During learning, the backward pass normally computes gradients for both matrix A and B. But in LoRA-FA, we skip the gradient computation for matrix A entirely because:
- Matrix A is frozen (won't be updated anyway)
- No need to store gradients we won't use
- Less computation = faster training
- Less memory = can train larger models
We still compute:
- Gradients for matrix B (the only trainable LoRA component)
- Gradients for the base layer (if not frozen)
- Input gradients to pass to earlier layers
This is the key optimization that makes LoRA-FA more efficient than standard LoRA!
Forward(Tensor<T>)
Performs the forward pass through both base and LoRA layers.
public override Tensor<T> Forward(Tensor<T> input)
Parameters
inputTensor<T>Input tensor.
Returns
- Tensor<T>
Sum of base layer output and LoRA output.
Remarks
The forward pass is identical to standard LoRA: output = base_layer(input) + lora_layer(input) The difference is that matrix A inside the LoRA layer is frozen, but this doesn't affect the forward computation.
For Beginners: The forward pass works exactly like standard LoRA. We compute the base layer output, compute the LoRA correction (using frozen A and trainable B), and add them together. The frozen matrix A still participates in the computation - it just doesn't get updated during training.
MergeToOriginalLayer()
Merges the LoRA-FA adaptation into the base layer and returns the merged layer.
public override ILayer<T> MergeToOriginalLayer()
Returns
- ILayer<T>
A new layer with LoRA weights merged into the base layer's weights.
Remarks
This method merges the LoRA-FA adaptation (using frozen matrix A and trained matrix B) back into the base layer's weights. The process is identical to standard LoRA merging, as both frozen and trained matrices contribute equally to the final merged weights.

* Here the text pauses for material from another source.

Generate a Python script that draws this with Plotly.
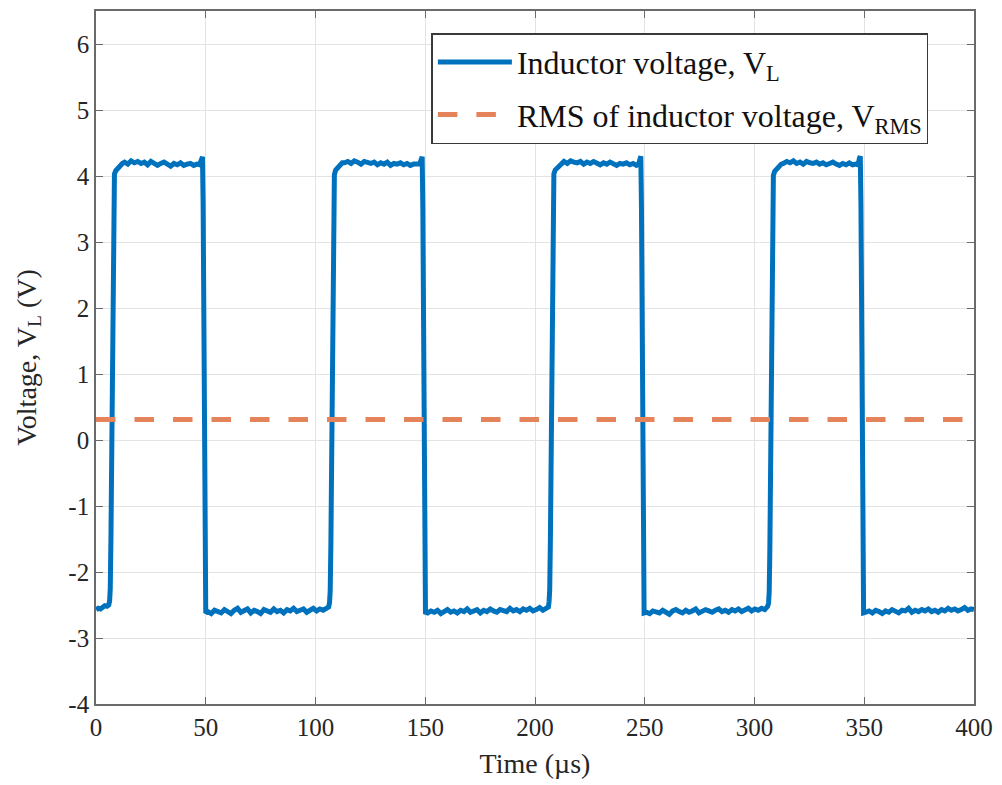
import plotly.graph_objects as go

# ---------------- data (µs, V) ----------------
t_low0 = [0, 1, 2, 3, 4, 5, 5.8]
v_low0 = [-2.57, -2.55, -2.56, -2.53, -2.51, -2.52, -2.50]

t_up1 = [6.2, 6.5, 6.8, 7.1, 7.4, 7.7, 8.0, 8.4, 9.0, 10.0, 11.0, 12.0]
v_up1 = [-2.44, -2.25, -1.5, -0.1, 1.5, 2.9, 3.75, 4.03, 4.08, 4.12, 4.16, 4.19]
t_high1 = [13, 14.5, 16, 17.5, 19, 20.5, 22, 23.5, 25, 26.5, 28, 29.5, 31, 32.5, 34,
           35.5, 37, 38.5, 40, 41.5, 43, 44.5, 46, 47.2, 48.0, 48.5]
v_high1 = [4.21, 4.18, 4.23, 4.20, 4.22, 4.19, 4.21, 4.17, 4.22, 4.20, 4.16, 4.19, 4.21,
           4.18, 4.15, 4.19, 4.17, 4.20, 4.16, 4.18, 4.19, 4.16, 4.18, 4.17, 4.26, 4.29]
t_down1 = [48.8, 49.1, 49.4, 49.7, 50.0]
v_down1 = [3.6, 1.0, -1.5, -2.45, -2.62]
t_low1 = [51, 52.5, 54, 55.5, 57, 58.5, 60, 61.5, 63, 64.5, 66, 67.5, 69, 70.5, 72, 73.5,
          75, 76.5, 78, 79.5, 81, 82.5, 84, 85.5, 87, 88.5, 90, 91.5, 93, 94.5, 96, 97.5,
          99, 100.5, 102, 103.5, 105, 106.0]
v_low1 = [-2.60, -2.63, -2.58, -2.61, -2.62, -2.57, -2.60, -2.63, -2.58, -2.55, -2.61, -2.59,
          -2.56, -2.62, -2.58, -2.60, -2.63, -2.57, -2.59, -2.61, -2.56, -2.60, -2.58, -2.62,
          -2.57, -2.59, -2.55, -2.60, -2.58, -2.56, -2.61, -2.57, -2.55, -2.59, -2.56, -2.58,
          -2.55, -2.53]

t_up2 = [106.4, 106.7, 107.0, 107.3, 107.6, 107.9, 108.2, 108.6, 109.2, 110.2, 111.2, 112.2]
v_up2 = [-2.46, -2.28, -1.6, -0.2, 1.4, 2.8, 3.7, 4.02, 4.09, 4.13, 4.17, 4.20]
t_high2 = [113.2, 114.7, 116.2, 117.7, 119.2, 120.7, 122.2, 123.7, 125.2, 126.7, 128.2, 129.7,
           131.2, 132.7, 134.2, 135.7, 137.2, 138.7, 140.2, 141.7, 143.2, 144.7, 146.2, 147.4,
           148.2, 148.6]
v_high2 = [4.20, 4.22, 4.19, 4.23, 4.21, 4.18, 4.22, 4.20, 4.19, 4.21, 4.17, 4.20, 4.18,
           4.21, 4.16, 4.19, 4.18, 4.20, 4.17, 4.19, 4.16, 4.18, 4.17, 4.18, 4.25, 4.29]
t_down2 = [148.9, 149.2, 149.5, 149.8, 150.1]
v_down2 = [3.5, 0.9, -1.6, -2.47, -2.61]
t_low2 = [151.1, 152.6, 154.1, 155.6, 157.1, 158.6, 160.1, 161.6, 163.1, 164.6, 166.1, 167.6,
          169.1, 170.6, 172.1, 173.6, 175.1, 176.6, 178.1, 179.6, 181.1, 182.6, 184.1, 185.6,
          187.1, 188.6, 190.1, 191.6, 193.1, 194.6, 196.1, 197.6, 199.1, 200.6, 202.1, 203.6,
          205.1, 206.1]
v_low2 = [-2.62, -2.59, -2.61, -2.58, -2.63, -2.60, -2.57, -2.61, -2.59, -2.62, -2.58, -2.60,
          -2.56, -2.61, -2.59, -2.57, -2.62, -2.58, -2.60, -2.56, -2.59, -2.61, -2.57, -2.58,
          -2.60, -2.55, -2.59, -2.57, -2.60, -2.56, -2.58, -2.55, -2.59, -2.57, -2.54, -2.58,
          -2.56, -2.53]

t_up3 = [206.4, 206.7, 207.0, 207.3, 207.6, 207.9, 208.2, 208.6, 209.2, 210.2, 211.2, 212.2]
v_up3 = [-2.45, -2.27, -1.55, -0.15, 1.45, 2.85, 3.72, 4.03, 4.09, 4.12, 4.16, 4.19]
t_high3 = [213.2, 214.7, 216.2, 217.7, 219.2, 220.7, 222.2, 223.7, 225.2, 226.7, 228.2, 229.7,
           231.2, 232.7, 234.2, 235.7, 237.2, 238.7, 240.2, 241.7, 243.2, 244.7, 246.2, 247.2,
           247.8, 248.2]
v_high3 = [4.22, 4.19, 4.23, 4.21, 4.20, 4.22, 4.18, 4.21, 4.19, 4.22, 4.20, 4.17, 4.20,
           4.18, 4.21, 4.19, 4.16, 4.19, 4.18, 4.20, 4.17, 4.19, 4.16, 4.18, 4.26, 4.30]
t_down3 = [248.5, 248.8, 249.1, 249.4, 249.7]
v_down3 = [3.55, 0.95, -1.55, -2.46, -2.62]
t_low3 = [250.7, 252.2, 253.7, 255.2, 256.7, 258.2, 259.7, 261.2, 262.7, 264.2, 265.7, 267.2,
          268.7, 270.2, 271.7, 273.2, 274.7, 276.2, 277.7, 279.2, 280.7, 282.2, 283.7, 285.2,
          286.7, 288.2, 289.7, 291.2, 292.7, 294.2, 295.7, 297.2, 298.7, 300.2, 301.7, 303.2,
          304.7, 306.0]
v_low3 = [-2.61, -2.63, -2.59, -2.60, -2.62, -2.58, -2.61, -2.64, -2.59, -2.57, -2.60, -2.62,
          -2.58, -2.61, -2.59, -2.56, -2.62, -2.60, -2.57, -2.59, -2.61, -2.58, -2.56, -2.60,
          -2.58, -2.61, -2.57, -2.59, -2.56, -2.60, -2.57, -2.55, -2.59, -2.56, -2.58, -2.55,
          -2.57, -2.52]

t_up4 = [306.4, 306.7, 307.0, 307.3, 307.6, 307.9, 308.2, 308.6, 309.2, 310.2, 311.2, 312.2]
v_up4 = [-2.47, -2.30, -1.65, -0.25, 1.35, 2.75, 3.68, 4.01, 4.07, 4.11, 4.15, 4.18]
t_high4 = [313.2, 314.7, 316.2, 317.7, 319.2, 320.7, 322.2, 323.7, 325.2, 326.7, 328.2, 329.7,
           331.2, 332.7, 334.2, 335.7, 337.2, 338.7, 340.2, 341.7, 343.2, 344.7, 346.2, 347.2,
           347.8, 348.2]
v_high4 = [4.19, 4.22, 4.20, 4.23, 4.19, 4.21, 4.18, 4.22, 4.20, 4.19, 4.21, 4.18, 4.20,
           4.17, 4.19, 4.21, 4.18, 4.16, 4.19, 4.17, 4.20, 4.17, 4.18, 4.17, 4.27, 4.30]
t_down4 = [348.5, 348.8, 349.1, 349.4, 349.7]
v_down4 = [3.55, 0.9, -1.6, -2.47, -2.62]
t_low4 = [350.7, 352.2, 353.7, 355.2, 356.7, 358.2, 359.7, 361.2, 362.7, 364.2, 365.7, 367.2,
          368.7, 370.2, 371.7, 373.2, 374.7, 376.2, 377.7, 379.2, 380.7, 382.2, 383.7, 385.2,
          386.7, 388.2, 389.7, 391.2, 392.7, 394.2, 395.7, 397.2, 398.7, 400]
v_low4 = [-2.61, -2.59, -2.62, -2.58, -2.60, -2.63, -2.59, -2.61, -2.57, -2.60, -2.62, -2.58,
          -2.59, -2.55, -2.61, -2.58, -2.60, -2.57, -2.59, -2.56, -2.60, -2.58, -2.61, -2.57,
          -2.59, -2.55, -2.58, -2.56, -2.59, -2.57, -2.54, -2.58, -2.56, -2.57]

rms_time = [0, 400]
rms_value = [0.31, 0.31]

x_ticks = [0, 50, 100, 150, 200, 250, 300, 350, 400]
x_tick_labels = ["0", "50", "100", "150", "200", "250", "300", "350", "400"]
y_ticks = [-4, -3, -2, -1, 0, 1, 2, 3, 4, 5, 6]
y_tick_labels = ["-4", "-3", "-2", "-1", "0", "1", "2", "3", "4", "5", "6"]

time_us = (t_low0 + t_up1 + t_high1 + t_down1 + t_low1 + t_up2 + t_high2 + t_down2 + t_low2
           + t_up3 + t_high3 + t_down3 + t_low3 + t_up4 + t_high4 + t_down4 + t_low4)
v_l = (v_low0 + v_up1 + v_high1 + v_down1 + v_low1 + v_up2 + v_high2 + v_down2 + v_low2
       + v_up3 + v_high3 + v_down3 + v_low3 + v_up4 + v_high4 + v_down4 + v_low4)

FONT = "Liberation Serif, Times New Roman, serif"
AXC = "#6a6a6a"

fig = go.Figure()
fig.add_trace(go.Scatter(
    x=time_us, y=v_l, mode="lines",
    line=dict(color="#0072BD", width=5),
    name="Inductor voltage, V<sub>L</sub>", legendgroup="a",
))
fig.add_trace(go.Scatter(
    x=rms_time, y=rms_value, mode="lines",
    line=dict(color="#E5845A", width=5, dash="19.5px,19px"),
    name="RMS of inductor voltage, V<sub>RMS</sub>", legendgroup="b",
))

axis_common = dict(
    showline=True, linecolor=AXC, linewidth=1.6, mirror="ticks",
    ticks="inside", ticklen=7, tickwidth=1.3, tickcolor=AXC,
    showgrid=True, gridcolor="#e3e3e3", gridwidth=1,
    zeroline=False,
    tickfont=dict(family=FONT, size=25, color="#262626"),
)

fig.update_xaxes(
    range=[0, 400], tickvals=x_ticks, ticktext=x_tick_labels,
    title=dict(text="Time (µs)", font=dict(family=FONT, size=28, color="#262626"), standoff=14),
    **axis_common,
)
fig.update_yaxes(
    range=[-4, 6.5], tickvals=y_ticks, ticktext=y_tick_labels,
    title=dict(text="Voltage, V<sub>L</sub> (V)", font=dict(family=FONT, size=28, color="#262626"),
               standoff=24),
    **axis_common,
)

fig.update_layout(
    width=1002, height=785,
    margin=dict(l=96, r=26, t=9, b=81),
    paper_bgcolor="white", plot_bgcolor="white",
    showlegend=True,
    legend=dict(
        x=0.382, y=0.968, xanchor="left", yanchor="top",
        bgcolor="white", bordercolor="#3a3a3a", borderwidth=1.5,
        font=dict(family=FONT, size=32, color="#111111"),
        itemwidth=74, tracegroupgap=8, traceorder="grouped",
    ),
)

fig.write_html("out.html")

For Beginners: This "bakes in" your LoRA-FA adaptation to create a regular layer.
Even though matrix A was frozen during training, it still participated in all the forward passes and contributed to the model's behavior. When merging:
- Compute the full weight matrix: W_lora = A × B × scaling
- Add these weights to the base layer's weights
- Create a new layer with the merged weights
The result is identical to what your adapted model was producing, but:
- Faster inference (single matrix multiply instead of A × B)
- Simpler deployment (one layer instead of adapter + base layer)

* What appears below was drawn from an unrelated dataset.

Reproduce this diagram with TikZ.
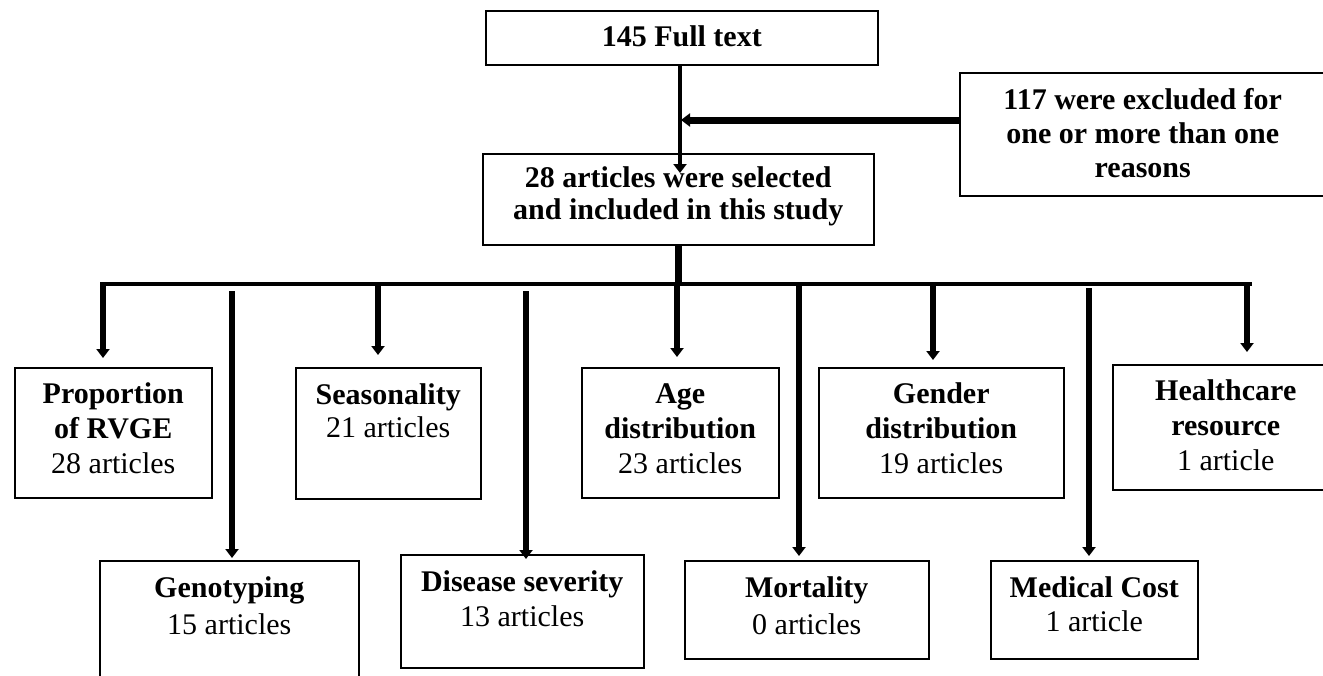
\documentclass[tikz,border=0pt]{standalone}
\usepackage{fontspec}
\setmainfont{Liberation Serif}
\usetikzlibrary{arrows.meta}
\begin{document}
\begin{tikzpicture}[x=1pt,y=-1pt,
  box/.style={draw=black, line width=1.5pt, rectangle, inner sep=0pt, anchor=north west},
  txt/.style={anchor=north, inner sep=0pt, align=center, font=\fontsize{30}{35}\selectfont},
  tip/.style={-{Triangle[width=13pt,length=9pt]}},
  thinarrow/.style={tip, line width=4pt},
  thickarrow/.style={tip, line width=7pt},
  droparrow/.style={tip, line width=6pt},
  barline/.style={line width=4pt, line cap=rect}
]
\useasboundingbox (0,0) rectangle (1323,675);
\clip (0,0) rectangle (1323,675);

% boxes
\node[box, minimum width=392pt, minimum height=54pt] (full) at (485,10) {};
\node[box, minimum width=391pt, minimum height=91pt] (sel) at (482,153) {};
\node[box, minimum width=366pt, minimum height=123pt] (excl) at (959,72) {};
\node[box, minimum width=197pt, minimum height=130pt] (prop) at (14,367) {};
\node[box, minimum width=185pt, minimum height=131pt] (seas) at (295,367) {};
\node[box, minimum width=197pt, minimum height=130pt] (age) at (581,367) {};
\node[box, minimum width=245pt, minimum height=130pt] (gend) at (818,367) {};
\node[box, minimum width=226pt, minimum height=125pt] (hlth) at (1112,364) {};
\node[box, minimum width=259pt, minimum height=140pt] (geno) at (99,560) {};
\node[box, minimum width=243pt, minimum height=113pt] (dis) at (400,554) {};
\node[box, minimum width=244pt, minimum height=98pt] (mort) at (684,560) {};
\node[box, minimum width=207pt, minimum height=98pt] (med) at (990,560) {};

% texts
\node[txt, font=\fontsize{30}{35}\selectfont\bfseries] (fullT) at ([yshift=-12pt]full.north) {\strut 145 Full text};
\node[txt, font=\fontsize{30}{32}\selectfont\bfseries] (selT) at ([yshift=-12pt]sel.north) {\strut 28 articles were selected\\and included in this study};
\node[txt, font=\fontsize{30}{34}\selectfont\bfseries] (exclT) at ([yshift=-13pt]excl.north) {\strut 117 were excluded for\\one or more than one\\reasons};
\node[txt] (propT) at ([yshift=-12pt]prop.north) {\strut\textbf{Proportion}\\\textbf{of RVGE}\\28 articles};
\node[txt, font=\fontsize{30}{33}\selectfont] (seasT) at ([yshift=-14pt]seas.north) {\strut\textbf{Seasonality}\\21 articles};
\node[txt] (ageT) at ([yshift=-12pt]age.north) {\strut\textbf{Age}\\\textbf{distribution}\\23 articles};
\node[txt] (gendT) at ([yshift=-12pt]gend.north) {\strut\textbf{Gender}\\\textbf{distribution}\\19 articles};
\node[txt] (hlthT) at ([yshift=-12pt]hlth.north) {\strut\textbf{Healthcare}\\\textbf{resource}\\1 article};
\node[txt, font=\fontsize{30}{37}\selectfont] (genoT) at ([yshift=-11pt]geno.north) {\strut\textbf{Genotyping}\\15 articles};
\node[txt] (disT) at ([yshift=-13pt]dis.north) {\strut\textbf{Disease severity}\\13 articles};
\node[txt, font=\fontsize{30}{37}\selectfont] (mortT) at ([yshift=-11pt]mort.north) {\strut\textbf{Mortality}\\0 articles};
\node[txt, font=\fontsize{30}{34}\selectfont] (medT) at ([yshift=-13pt]med.north) {\strut\textbf{Medical Cost}\\1 article};

% top connectors
\coordinate (fullout) at (680,64);
\coordinate (seltip) at (680,173);
\draw[thinarrow] (fullout) -- (seltip);
\coordinate (exy) at (0,120);
\coordinate (exctip) at (681,120);
\draw[thickarrow] (excl.west |- exy) -- (exctip);

% bar
\coordinate (barL) at (103,284);
\coordinate (barR) at (1250,284);
\draw[barline] (barL) -- (barR);
\draw[line width=7pt] (sel.south) -- (sel.south |- barL);

% drops to upper row
\coordinate (d1) at (103,282);
\coordinate (d2) at (378,286);
\coordinate (d3) at (677,282);
\coordinate (d4) at (933,286);
\coordinate (d5) at (1247,286);
\draw[droparrow, shorten >=9pt] (d1) -- (d1 |- prop.north);
\draw[droparrow, shorten >=12pt] (d2) -- (d2 |- seas.north);
\draw[droparrow, shorten >=10pt] (d3) -- (d3 |- age.north);
\draw[droparrow, shorten >=7pt] (d4) -- (d4 |- gend.north);
\draw[droparrow, shorten >=12pt] (d5) -- (d5 |- hlth.north);

% drops to lower row
\coordinate (e1) at (232,291);
\coordinate (e2) at (526,291);
\coordinate (e3) at (799,284);
\coordinate (e4) at (1089,288);
\coordinate (e2tip) at (526,559);
\draw[droparrow, shorten >=2pt] (e1) -- (e1 |- geno.north);
\draw[droparrow] (e2) -- (e2tip);
\draw[droparrow, shorten >=4pt] (e3) -- (e3 |- mort.north);
\draw[droparrow, shorten >=4pt] (e4) -- (e4 |- med.north);
\end{tikzpicture}
\end{document}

- No need for LoRA-aware code in production
Even though A was frozen (never trained), it still matters for the final merged weights because it was part of the random projection that B learned to work with!
Exceptions
- InvalidOperationException
Thrown when the base layer type is not DenseLayer or FullyConnectedLayer.
UpdateParameters(T)
Updates parameters, but only for matrix B (matrix A remains frozen).

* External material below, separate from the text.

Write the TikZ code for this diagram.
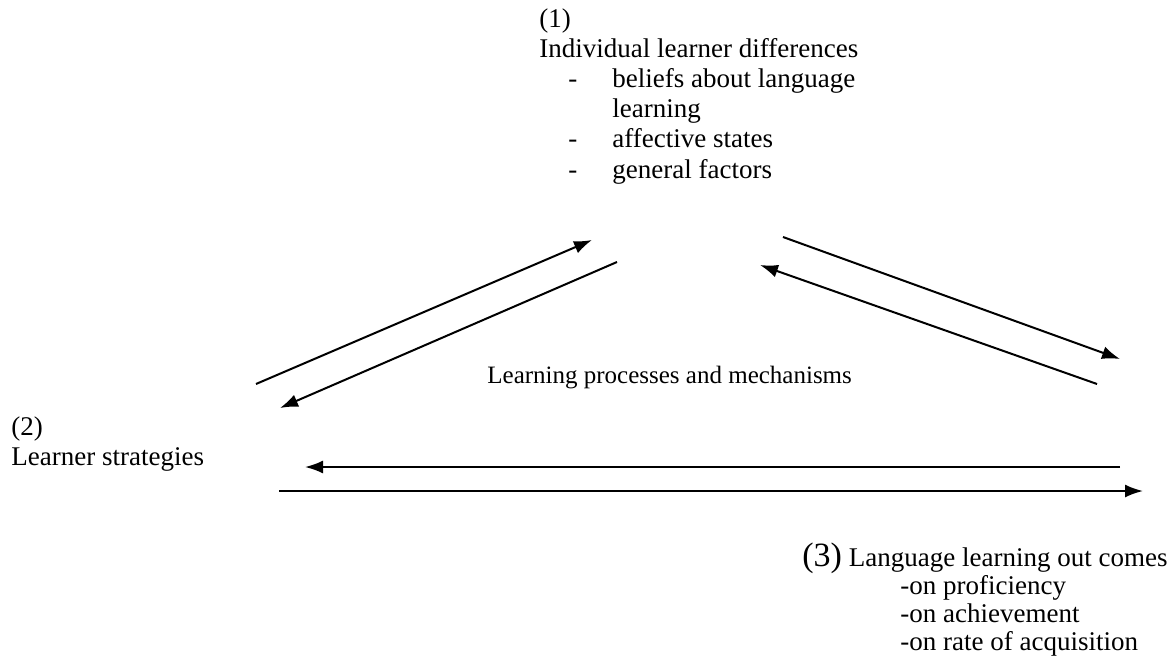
\documentclass[tikz,border=0pt]{standalone}
\usepackage{fontspec}
\setmainfont{Liberation Serif}
\usetikzlibrary{arrows.meta,positioning}

\begin{document}
\begin{tikzpicture}[x=0.5pt, y=-0.5pt,
			txt/.style={inner sep=0pt, anchor=base west, font=\fontsize{13.5}{15}\selectfont},
			link/.style={line width=1pt, ->},
			>={Latex[length=9pt,width=6.5pt]}]
	\useasboundingbox (0,0) rectangle (1172,658);
	% (1) individual learner differences
	\node[txt] (one) at (539,28) {(1)};
	\node[txt] (diff) at (539,58) {Individual learner differences};
	\foreach \t/\y in {beliefs about language/88, affective states/148, general factors/178}{
		\node[txt] (dash\y) at (568,\y) {-};
		\node[txt] (item\y) at (612,\y) {\t};
	}
	\node[txt] (item118) at (612,118) {learning};
	% (2) learner strategies
	\node[txt] (two) at (11,435) {(2)};
	\node[txt] (strat) at (11,465) {Learner strategies};
	% (3) outcomes
	\node[txt] (three) at (802,566) {\fontsize{17}{15}\selectfont(3)};
	\node[txt, right=3pt of three.base east, anchor=base west] (outc) {Language learning out comes};
	\foreach \t/\y in {proficiency/594, achievement/622, rate of acquisition/650}
		\node[txt] (out\y) at (900,\y) {-on \t};
	% middle
	\node[txt, font=\fontsize{12.5}{15}\selectfont] (proc) at (487,383) {Learning processes and mechanisms};
	% arrow ends
	\coordinate (a1s) at (256,384); \coordinate (a1e) at (592,240);
	\coordinate (a2s) at (617,262); \coordinate (a2e) at (280,408);
	\coordinate (a3s) at (783,237); \coordinate (a3e) at (1120,359);
	\coordinate (a4s) at (1097,384); \coordinate (a4e) at (760,265);
	\coordinate (a5s) at (1120,467); \coordinate (a5e) at (305,467);
	\coordinate (a6s) at (279,491); \coordinate (a6e) at (1143,491);
	\draw[link] (a1s) -- (a1e);
	\draw[link] (a2s) -- (a2e);
	\draw[link] (a3s) -- (a3e);
	\draw[link] (a4s) -- (a4e);
	\draw[link] (a5s) -- (a5e);
	\draw[link] (a6s) -- (a6e);
\end{tikzpicture}
\end{document}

public override void UpdateParameters(T learningRate)
Parameters
learningRateTThe learning rate for parameter updates.
Remarks
This method updates only matrix B using the gradients computed during backpropagation. Matrix A is never updated, as it remains frozen at its initial random values.
For Beginners: This is where we apply what we learned during training!
The parameter update phase normally adjusts both matrix A and B based on their gradients. But in LoRA-FA, we only update matrix B:
- Get the gradients for matrix B from backpropagation
- Update matrix B: B_new = B_old - learningRate × gradient_B
- Skip matrix A entirely (it stays frozen)
- Update base layer parameters if not frozen
This is faster than standard LoRA because:
- Fewer parameters to update
- Less memory traffic
- Simpler computation
Matrix A stays exactly as it was initialized - random Gaussian values that never change!
UpdateParametersFromLayers()
Updates the parameter vector from the current layer states.
protected override void UpdateParametersFromLayers()
Remarks
CRITICAL: For LoRA-FA, this packs BOTH matrix A and B to match ParameterCount. Even though matrix A is frozen, it must be included in the parameter buffer to maintain base-class invariants and prevent buffer overruns. The freeze logic is in UpdateParameters, not in buffer packing.